KOMPAS.com - Gabungan arkeolog dari Indonesia dan Australia mengungkap lukisan dinding di gua Sulawesi Selatan. Karya seni itu diprediksi berusia 44.000 tahun.
Para ilmuwan meyakini, lukisan purba itu menggambarkan seekor anoa yang sedang diburu oleh sekelompok manusia dengan menggunakan tombak dan tali.
Lukisan ini ditemukan di situs Leang Bulu' Sipong 4, di mana merupakan satu dari ratusan gua yang ada di daerah Karst Maros-Pangkep, Sulawesi Selatan.
Tim peneliti dari Pusat Penelitian Arkeologi Nasional Indonesia bersama tim peneliti Universitas Griffith, Australia memaparkan dalam laporan yang terbit di jurnal Nature, lukisan ini merekam kisah perburuan tertua di dunia.
Baca juga: Lukisan Gua Tertua Ini Sama Canggihnya dengan Lukisan Modern
Adam Brumm, seorang arkeolog dari Universitas at Griffith, pertama kali melihat lukisan itu dua tahun lalu setelah seorang kolega dari Indonesia mencabut sebuah pohon untuk mencapai lorong masuk gua.
"Foto-foto tersebut muncul di iPhone saya. Saya seperti langsung meneriakkan kata makian saat melihatnya," kata Brumm.
Lukisan anoa di Sulawesi Selatan bukanlah yang tertua di dunia.
Tahun lalu, sejumlah ilmuwan menyatakan telah menemukan lukisan paling tua bikinan manusia, yang dibuat pada sebidang batu di Afrika Selatan. Hasil penelitian mengungkap, lukisan di batu ini berusia 73.000 tahun.
Lukisan-lukisan itu terpampang dengan lebar hampir lima meter yang menampilkan anoa dan babi liar.
Di samping gambar-gambar hewan terdapat figur yang lebih kecil mirip manusia—tapi juga punya bagian tubuh hewan seperti ekor dan moncong.
Pada salah satu bagian, terdapat lukisan anoa yang diapit sejumlah figur memegang tombak.
"Saya belum pernah menyaksikan hal seperti ini," kata Brumm.
"Kami sudah melihat ratusan lokasi seni batu di kawasan ini, tapi kami tidak pernah melihat adegan perburuan," papar Brumm.

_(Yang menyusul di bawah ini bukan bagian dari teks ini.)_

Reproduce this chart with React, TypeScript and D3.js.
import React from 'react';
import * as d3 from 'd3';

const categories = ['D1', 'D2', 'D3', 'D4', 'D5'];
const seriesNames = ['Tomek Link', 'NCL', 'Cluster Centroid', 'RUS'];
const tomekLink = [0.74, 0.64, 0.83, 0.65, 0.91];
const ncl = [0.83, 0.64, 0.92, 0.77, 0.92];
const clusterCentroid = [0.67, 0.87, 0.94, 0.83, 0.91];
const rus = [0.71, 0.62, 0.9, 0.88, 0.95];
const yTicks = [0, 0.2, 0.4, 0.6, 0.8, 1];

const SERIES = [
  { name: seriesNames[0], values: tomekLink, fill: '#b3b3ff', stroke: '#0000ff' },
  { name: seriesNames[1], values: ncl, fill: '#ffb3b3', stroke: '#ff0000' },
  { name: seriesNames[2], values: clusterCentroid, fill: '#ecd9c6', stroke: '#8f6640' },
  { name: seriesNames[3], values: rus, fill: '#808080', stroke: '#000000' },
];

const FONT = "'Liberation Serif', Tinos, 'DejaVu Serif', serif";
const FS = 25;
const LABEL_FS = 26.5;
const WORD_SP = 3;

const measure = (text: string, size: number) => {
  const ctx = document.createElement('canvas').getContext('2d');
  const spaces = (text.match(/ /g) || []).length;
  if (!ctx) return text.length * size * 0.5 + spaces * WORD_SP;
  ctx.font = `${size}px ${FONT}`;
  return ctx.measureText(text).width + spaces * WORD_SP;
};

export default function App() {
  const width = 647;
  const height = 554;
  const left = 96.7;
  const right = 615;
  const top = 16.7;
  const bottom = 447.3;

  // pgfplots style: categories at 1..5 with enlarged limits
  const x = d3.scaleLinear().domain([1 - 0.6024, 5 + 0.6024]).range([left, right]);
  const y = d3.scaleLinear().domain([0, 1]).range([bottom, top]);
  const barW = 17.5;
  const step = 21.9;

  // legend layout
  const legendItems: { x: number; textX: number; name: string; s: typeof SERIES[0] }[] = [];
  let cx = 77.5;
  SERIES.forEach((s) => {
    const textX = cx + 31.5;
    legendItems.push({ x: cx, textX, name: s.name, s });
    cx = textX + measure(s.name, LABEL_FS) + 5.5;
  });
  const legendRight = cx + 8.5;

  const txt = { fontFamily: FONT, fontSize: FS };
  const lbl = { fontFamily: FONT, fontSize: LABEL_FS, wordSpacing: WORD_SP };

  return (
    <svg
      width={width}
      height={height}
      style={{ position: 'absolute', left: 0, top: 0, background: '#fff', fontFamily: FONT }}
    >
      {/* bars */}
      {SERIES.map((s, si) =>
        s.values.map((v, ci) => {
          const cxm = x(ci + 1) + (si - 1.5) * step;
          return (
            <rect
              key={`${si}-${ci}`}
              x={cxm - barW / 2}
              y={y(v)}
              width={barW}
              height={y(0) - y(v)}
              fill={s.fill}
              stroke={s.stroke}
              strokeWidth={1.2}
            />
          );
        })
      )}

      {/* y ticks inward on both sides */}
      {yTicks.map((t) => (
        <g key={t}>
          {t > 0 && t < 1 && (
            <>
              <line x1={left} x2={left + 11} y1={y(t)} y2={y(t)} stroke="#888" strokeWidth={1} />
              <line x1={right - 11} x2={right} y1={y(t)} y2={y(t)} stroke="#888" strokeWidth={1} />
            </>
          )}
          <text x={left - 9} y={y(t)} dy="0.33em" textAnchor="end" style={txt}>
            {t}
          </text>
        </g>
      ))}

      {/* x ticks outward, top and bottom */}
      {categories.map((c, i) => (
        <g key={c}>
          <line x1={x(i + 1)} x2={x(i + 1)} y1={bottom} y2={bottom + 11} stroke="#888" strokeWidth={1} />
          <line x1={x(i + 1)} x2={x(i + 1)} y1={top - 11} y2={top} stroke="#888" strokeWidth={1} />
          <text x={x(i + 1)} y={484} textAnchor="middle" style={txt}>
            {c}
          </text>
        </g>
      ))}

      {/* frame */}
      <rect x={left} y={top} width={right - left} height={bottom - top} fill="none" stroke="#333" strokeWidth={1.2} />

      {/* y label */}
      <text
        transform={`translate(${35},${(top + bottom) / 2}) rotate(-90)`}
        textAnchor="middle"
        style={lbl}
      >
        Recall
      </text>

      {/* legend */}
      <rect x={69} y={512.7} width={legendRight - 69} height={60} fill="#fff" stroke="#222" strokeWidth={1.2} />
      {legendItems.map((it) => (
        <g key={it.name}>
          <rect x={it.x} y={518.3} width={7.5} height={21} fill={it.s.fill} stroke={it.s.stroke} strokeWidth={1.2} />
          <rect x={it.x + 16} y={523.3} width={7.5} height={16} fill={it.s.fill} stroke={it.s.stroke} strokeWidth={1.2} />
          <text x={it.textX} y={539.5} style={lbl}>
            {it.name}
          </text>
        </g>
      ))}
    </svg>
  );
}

Para peneliti lain mempertanyakan apakah panel tersebut mengisahkan satu cerita. Mereka menduga lukisan di sana ada beberapa yang dilukis dalam periode yang lama.
"Apakah itu satu adegan dipertanyakan," kata Paul Pettitt, seorang arkeolog dan spesialis seni batu dari Universitas Durham kepada Nature.